How BitShares Works

BitShares is a platform for stable value cryptocurrencies. There are now digital versions of dollars, yuan and gold that have the same prices and stability as their counterparts, but with all the advantages of cryptocurrencies. You can send them anywhere in the world for miniscule fees, and you have full control over your money, so it isn’t frozen or lost when the banking system runs into crises. You need to understand how these BitAssets work so you can take advantage of price stability on the blockchain.

Market Peg

The BitShares blockchain has its own native currency called (lowercase) bitshares. Like bitcoins, bitshares have a maximum supply with inflation that decreases over time. Bitshares have a volatile price, but the BitShares system allows stable BitUSD, BitCNY and BitGold (and several more BitAssets) to be created using bitshares as the collateral that backs them and gives them value.

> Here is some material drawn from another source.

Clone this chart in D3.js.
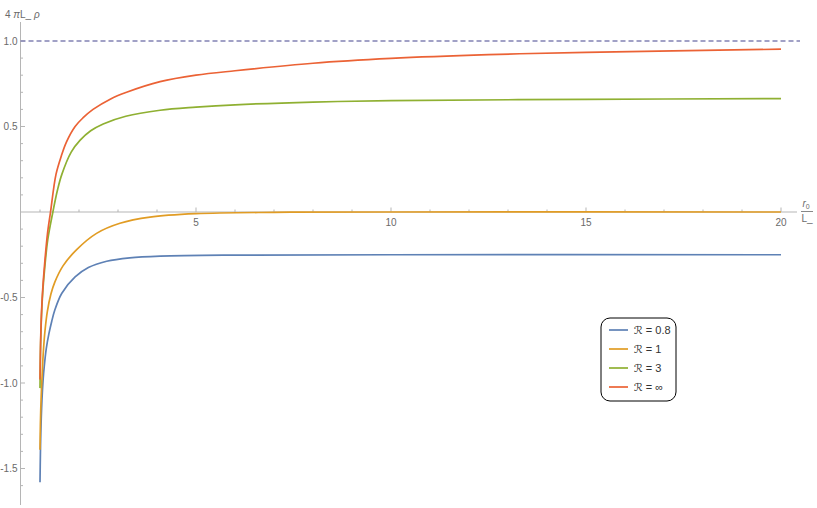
<!DOCTYPE html>
<html><head><meta charset="utf-8">
<script src="https://cdn.jsdelivr.net/npm/d3@7"></script>
<style>body{margin:0;background:#fff;}svg{display:block;}</style>
</head><body>
<svg id="c" width="817" height="508"></svg>
<script>
// --- data ---
const seriesNames = ["ℛ = 0.8", "ℛ = 1", "ℛ = 3", "ℛ = ∞"];
const colors = ["#5E81B5", "#E19C24", "#8FB032", "#EB6235"];
const xBlue = [1.0, 1.01, 1.02, 1.05, 1.08, 1.11, 1.16, 1.23, 1.3, 1.38, 1.56, 1.9, 2.24, 2.71, 3.3, 4.08, 6, 10, 20];
const yBlue = [-1.58, -1.42, -1.3, -1.1, -0.98, -0.9, -0.8, -0.71, -0.64, -0.573, -0.475, -0.38, -0.325, -0.288, -0.268, -0.258, -0.252, -0.25, -0.25];
const xOrange = [1.0, 1.01, 1.03, 1.06, 1.085, 1.13, 1.19, 1.28, 1.38, 1.59, 1.94, 2.45, 3.05, 3.82, 5, 7, 10, 20];
const yOrange = [-1.39, -1.24, -1.08, -0.93, -0.82, -0.69, -0.58, -0.48, -0.41, -0.315, -0.22, -0.125, -0.066, -0.03, -0.01, -0.002, 0, 0];
const xGreen = [1.0, 1.01, 1.02, 1.04, 1.07, 1.12, 1.2, 1.33, 1.45, 1.56, 1.8, 2.03, 2.3, 2.62, 3.2, 4.08, 5, 6, 8, 10, 15, 20];
const yGreen = [-1.03, -0.85, -0.74, -0.6, -0.47, -0.33, -0.16, 0.0, 0.13, 0.22, 0.35, 0.42, 0.475, 0.515, 0.56, 0.595, 0.613, 0.627, 0.643, 0.651, 0.659, 0.663];
const xRed = [1.0, 1.01, 1.02, 1.04, 1.07, 1.12, 1.19, 1.27, 1.41, 1.55, 1.68, 1.9, 2.1, 2.36, 2.8, 3.22, 4.08, 5, 6, 8, 10, 12.5, 15, 20];
const yRed = [-0.98, -0.82, -0.72, -0.58, -0.45, -0.3, -0.13, 0.0, 0.22, 0.33, 0.41, 0.5, 0.55, 0.6, 0.66, 0.7, 0.762, 0.8, 0.826, 0.87, 0.898, 0.92, 0.934, 0.952];
const refLevel = 1.0;
const xMajorTicks = [5, 10, 15, 20];
const yMajorTicks = [-1.5, -1.0, -0.5, 0.5, 1.0];
const yTickLabels = ["-1.5", "-1.0", "-0.5", "0.5", "1.0"];

const seriesX = [xBlue, xOrange, xGreen, xRed];
const seriesY = [yBlue, yOrange, yGreen, yRed];

// --- layout ---
const svg = d3.select("#c");
const x = d3.scaleLinear().domain([0, 20]).range([1, 781]);
const y = d3.scaleLinear().domain([0, 1]).range([212, 41]);
const axisColor = "#b5b5b5";
const textColor = "#6a6a6a";
const font = "Liberation Sans, Arial, sans-serif";
const x0 = 0.5;   // where the vertical axis sits

// horizontal axis
svg.append("line").attr("x1", x(x0)).attr("x2", 797).attr("y1", y(0)).attr("y2", y(0))
  .attr("stroke", axisColor).attr("stroke-width", 1);
// vertical axis
svg.append("line").attr("x1", x(x0)).attr("x2", x(x0)).attr("y1", 22).attr("y2", 505)
  .attr("stroke", axisColor).attr("stroke-width", 1);

// x ticks
const xMinor = d3.range(1, 21).filter(v => !xMajorTicks.includes(v));
svg.selectAll(".xmin").data(xMinor).join("line")
  .attr("x1", d => x(d)).attr("x2", d => x(d)).attr("y1", y(0)).attr("y2", y(0) - 2.5)
  .attr("stroke", axisColor);
svg.selectAll(".xmaj").data(xMajorTicks).join("line")
  .attr("x1", d => x(d)).attr("x2", d => x(d)).attr("y1", y(0)).attr("y2", y(0) - 4.5)
  .attr("stroke", axisColor);
svg.selectAll(".xlab").data(xMajorTicks).join("text")
  .attr("x", d => x(d)).attr("y", y(0) + 14).attr("text-anchor", "middle")
  .attr("font-family", font).attr("font-size", 10).attr("fill", textColor).text(d => d);

// y ticks
const yMinor = d3.range(-16, 11).map(v => v / 10).filter(v => Math.abs(v) > 1e-9 && !yMajorTicks.some(m => Math.abs(m - v) < 1e-9));
svg.selectAll(".ymin").data(yMinor).join("line")
  .attr("x1", x(x0)).attr("x2", x(x0) + 2.5).attr("y1", d => y(d)).attr("y2", d => y(d))
  .attr("stroke", axisColor);
svg.selectAll(".ymaj").data(yMajorTicks).join("line")
  .attr("x1", x(x0)).attr("x2", x(x0) + 4.5).attr("y1", d => y(d)).attr("y2", d => y(d))
  .attr("stroke", axisColor);
svg.selectAll(".ylab").data(yMajorTicks).join("text")
  .attr("x", x(x0) - 3).attr("y", d => y(d) + 3.5).attr("text-anchor", "end")
  .attr("font-family", font).attr("font-size", 10).attr("fill", textColor)
  .text((d, i) => yTickLabels[i]);

// axis labels
const yl = svg.append("text").attr("x", 5).attr("y", 18).attr("font-family", font)
  .attr("font-size", 10).attr("fill", textColor);
yl.append("tspan").text("4 ");
yl.append("tspan").attr("font-style", "italic").text("π");
yl.append("tspan").text("L_ ");
yl.append("tspan").attr("font-style", "italic").text("ρ");

const xl = svg.append("g").attr("font-family", font).attr("font-size", 10).attr("fill", textColor);
const xt = xl.append("text").attr("x", 806).attr("y", 207).attr("text-anchor", "middle");
xt.append("tspan").attr("font-style", "italic").text("r");
xt.append("tspan").attr("font-size", 7).attr("dy", 2).text("0");
xl.append("line").attr("x1", 801).attr("x2", 813).attr("y1", 211.5).attr("y2", 211.5)
  .attr("stroke", textColor).attr("stroke-width", 0.8);
xl.append("text").attr("x", 807).attr("y", 222).attr("text-anchor", "middle").text("L_");

// dashed reference line
svg.append("line").attr("x1", x(x0)).attr("x2", 800).attr("y1", y(refLevel)).attr("y2", y(refLevel))
  .attr("stroke", "#8282b4").attr("stroke-width", 1.3).attr("stroke-dasharray", "5,3");

// curves
const line = d3.line().x(d => x(d[0])).y(d => y(d[1])).curve(d3.curveCatmullRom.alpha(0.5));
seriesX.forEach((xs, i) => {
  const pts = xs.map((v, j) => [v, seriesY[i][j]]);
  svg.append("path").attr("d", line(pts)).attr("fill", "none")
    .attr("stroke", colors[i]).attr("stroke-width", 1.7).attr("stroke-linejoin", "round");
});

// legend
const lg = svg.append("g").attr("transform", "translate(601,318)");
lg.append("rect").attr("x", 0).attr("y", 0).attr("width", 75).attr("height", 83)
  .attr("rx", 9).attr("ry", 9).attr("fill", "#fff").attr("stroke", "#000").attr("stroke-width", 1);
seriesNames.forEach((n, i) => {
  const yy = 12 + i * 19;
  lg.append("line").attr("x1", 8).attr("x2", 27).attr("y1", yy).attr("y2", yy)
    .attr("stroke", colors[i]).attr("stroke-width", 1.7);
  const t = lg.append("text").attr("x", 33).attr("y", yy + 4).attr("font-family", font)
    .attr("font-size", 11).attr("fill", "#333");
  t.append("tspan").attr("font-family", "DejaVu Sans").attr("font-style", "italic").text(n.slice(0, 1));
  t.append("tspan").text(n.slice(1));
});
</script>
</body></html>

BitUSD, for instance, has a stable value because of the way it’s created and destroyed. It's created by people who are betting that bitshares will increase in value versus dollars in the next thirty days. The speculator effectively makes a short trade on margin by putting up collateral of $2 worth of bitshares to create $1 of BitUSD. That 1 BitUSD is purchased for the equivalent amount of bitshares (let's say that's 100 bitshares, for example), then the BitUSD is released into the economy for trade. Now there's 300 bitshares of collateral worth three times the value of a dollar locked on the blockchain. If the value of bitshares drops too much, the blockchain forces the speculator to buy a BitUSD with the locked collateral, which destroys the BitUSD and results in a loss for the speculator—she'll pay 120 bitshares for a BitUSD and only have 180 left instead of the 200 she put in. If the value of bitshares goes up, the speculator can realize her gains by buying a BitUSD, destroying it, and keeping the remaining collateral—she'll pay 80 bitshares for a BitUSD and have 220 left, more than the 200 she put in. These trades result in a crypto-USD with a stable value. Anyone who wants stable value puts in $1 of bitshares and gets $1 of bitshares out, backed by the speculators and Bitshares' open source, auditable algorithm. It's so stable that BTC38, a Chinese cryptocurrency exchange, will accept BitCNY and add regular yuan to your balance.

Yield

BitAssets also pay yield to people who own them. It’s like earning interest on bank deposits, but since the yield comes from market fees that vary, it’s more like dividends than interest. When speculators borrow bitshares to create BitAssets, they don’t get to borrow that money for free. The blockchain chooses the order with the highest interest rate, and that interest is paid to people who own that BitAsset. People who buy BitGold are getting an asset that tracks the price of gold, pays yield, and is guaranteed by the blockchain and its 300% collateral. Compared to gold deposits that depend on the issuer staying solvent and require bank transfers to redeem, the choice is clear.

Better Money

BitAssets are better money. Today, the primary users are cryptocurrency traders who want to take their gains in stable currency, but prefer to trust their funds to a blockchain rather than an exchange. Soon, merchants who like cheap transactions but don’t like volatile currencies will learn that they can have both with BitUSD. Some were surprised when currency crises around the world drove people to buy not bitcoins, but durable goods like cars and appliances to try to retain some stable value. Bitcoins are too volatile to be a practical option, but BitAssets are as good as gold—or dollars, or whichever pegged asset they prefer.

I hope you now know enough about BitShares to know what you learn about next: how the market pegs work, how to earn yield on BitAssets, and how to buy bitshares to be a part of this huge revolution in money. Price stability was the best argument against cryptocurrencies. I don’t think there are any good arguments left.